New from the publishing industry: Crimson Romance, Simon & Schuster’s “diverse romance” imprint, recently announced on Twitter that it will close. The Book Riot blog reports: “The Ripped Bodice, a Los Angeles romance bookstore whose owners recently published a report on the state of diversity in the genre, retweeted the announcement, noting that Crimson Romance is the only romance publisher that published at least 25% books by authors of color last year (the next highest was 12.6%). Members of the romance community expressed their disappointment in the decision.”

We’re awfully glad to know that the “romance community,” like other communities, is equipped with its own diversity watchdogs, ready and able to publish reports on the number of minority or otherwise marginalized practitioners it generates.

The same day we read the sad news about Crimson Romance, the Guardian reported that romance authors—the vast majority of whom, we gather, are female and politically liberal—are having trouble figuring out how to write alpha-male-dominated stories in the era of Donald Trump. “I woke up on 9 November [2016] and I was like, ‘I can’t write another one of these rich entitled impenetrable alphas. I just can’t,’ ” says famed romance author Sarah MacLean, who at the time was writing a bodice-ripper that included an aggressive male as one of its two main protagonists.

The Scrapbook is not a fan of romance fiction, but it would seem pretty difficult to imagine a romance novel without a fairly aggressive manly-man. Hence MacLean’s problem.
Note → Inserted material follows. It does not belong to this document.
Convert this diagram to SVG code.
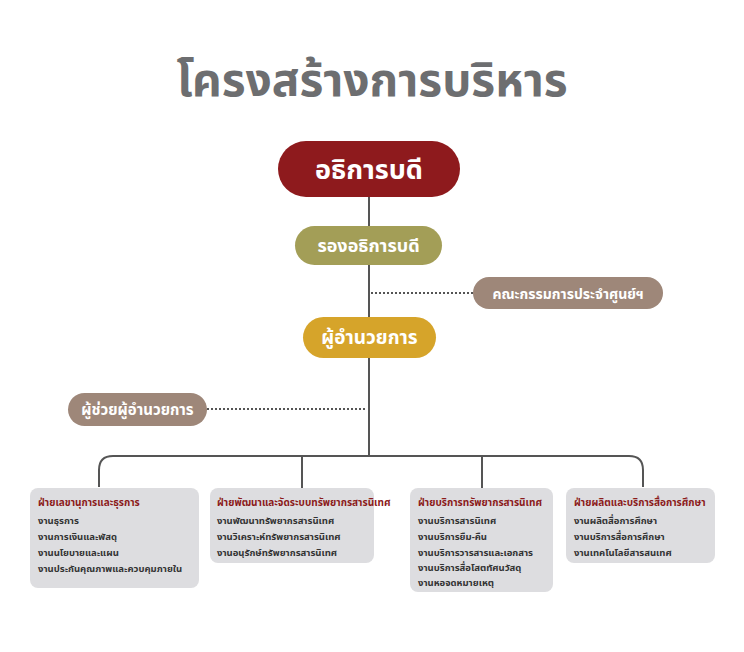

Her manuscript, she realized in the shock of Trump’s victory, “was the story of that horrible impenetrable alpha evolving through love to be a fully formed human, which is a thing we do a lot in romance. And I just couldn’t see a way in my head that he would ultimately not be a Trump voter.”

Romance is a billion-dollar industry, explains the Guardian’s reporter. “Yet, to some,” she writes, having apparently adopted the famously bad writing of the romance genre, “it might seem a jarring relic among the current, wider conversations about sexual politics and gender equality.”

So what did MacLean do? How did she respond to this existential predicament? She called her editor. “I said, ‘I can’t do it.’ It was a bad day. But my editor was also a wreck about the election and understood.” MacLean wrote the entire book, this time with a more nuanced and sensitive male protagonist. But the author wasn’t satisfied with the result: “I was like, ‘I can’t even stomach this guy, he’s not sexy.’ ”

We shudder to think of the literary masterpieces that will never be written. We’re like, “Oh great, now Trump’s ruining our bodice-rippers, too!”